Menurut penulis yang juga merupakan ketua dari Yayasan Kombet, pemain Kombet merupakan kolaborasi para aktor teater modern dengan aktor seni tradisi Betawi, yaitu lenong dan topeng Betawi. Tak hanya komposisi pemainnya, penulis juga mencoba memasukkan unsur-unsur modern ke dalam struktur lenong.
Struktur lenong yang meliputi seni musik, seni sastra, dan teater serta seni bela diri, tari, dan lainnya terus diupayakan supaya sesuaidengan kebutuhan zaman. Poin penting yang dipegang penulis yaitu perimbangan antara kebutuhan beradaptasi dan kebutuhan untuk menjaga identitas tradisi. Hal ini dimaksudkan agar Kombet tetap berada dalam identitas kultural Betawi.
Rekacipta gambang rancag
Pada Kombet, proses rekacipta dilakukan pada gambang rancag. Gambang rancag terdiri atas dua unsur, yaitu gambang dan rancag. Gambang berarti musik pengiring, sedangkan rancag adalah cerita yang dibawakan. Gambang rancag dipentaskan dengan nyanyian tentang cerita rakyat Betawi dalam bentuk pantun berkait.
Beberapa lakon yang dibawakan oleh gambang rancag umumnya berupa lakon jago, seperti Si Pitung, Si Jampang atau Si Angkri. Lakon-lakon tersebut dihadirkan dalam bentuk pantun berkait. Lakon jago yang digubah menjadi pantun berkait dinyanyikan oleh dua orang bergantian sambil berbalas pantun.
Pementasan gambang rancag tidak hanya berfungsi sebagai sarana hiburan bagi pelaku dan penonton, tetapijuga menjadi sarana protes dan kritik sosial. Misalnya, cerita Si Pitung yang merampok orang kaya yang rakus dan tuan tanah yang kejam merupakan sindiran tidak langsung supaya orang kaya tidak berbuat sewenang-wenang.

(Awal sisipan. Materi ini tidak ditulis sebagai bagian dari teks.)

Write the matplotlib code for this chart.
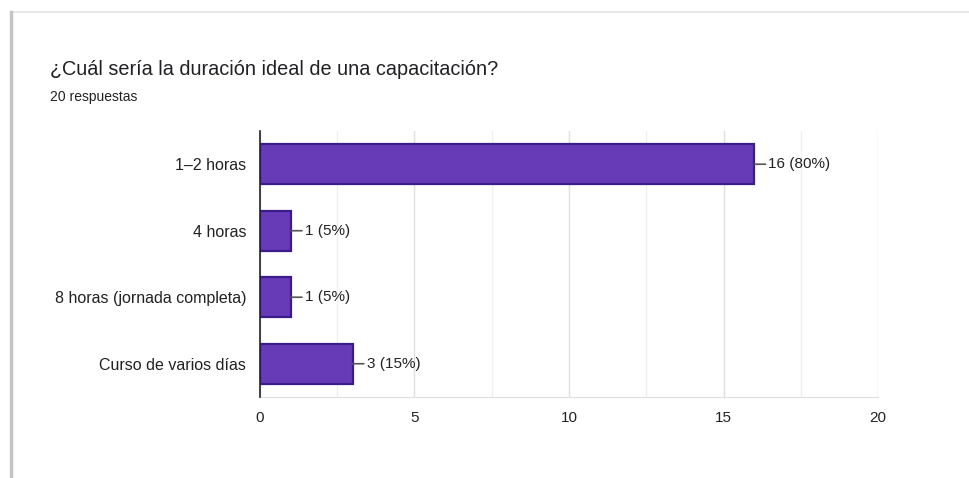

Pelestarian lenong tidak hanya berkutat pada adaptasi strukturnya. Derasnya modernisasi membutuhkan penggalian lebih dalam proses kreatif lenong, khususnya pengembangan ide dan gagasan cerita yang sesuai dengan kondisi masyarakat. Dengan demikian, lenong mampu bertahan dan berkembang di tengah perubahan zaman.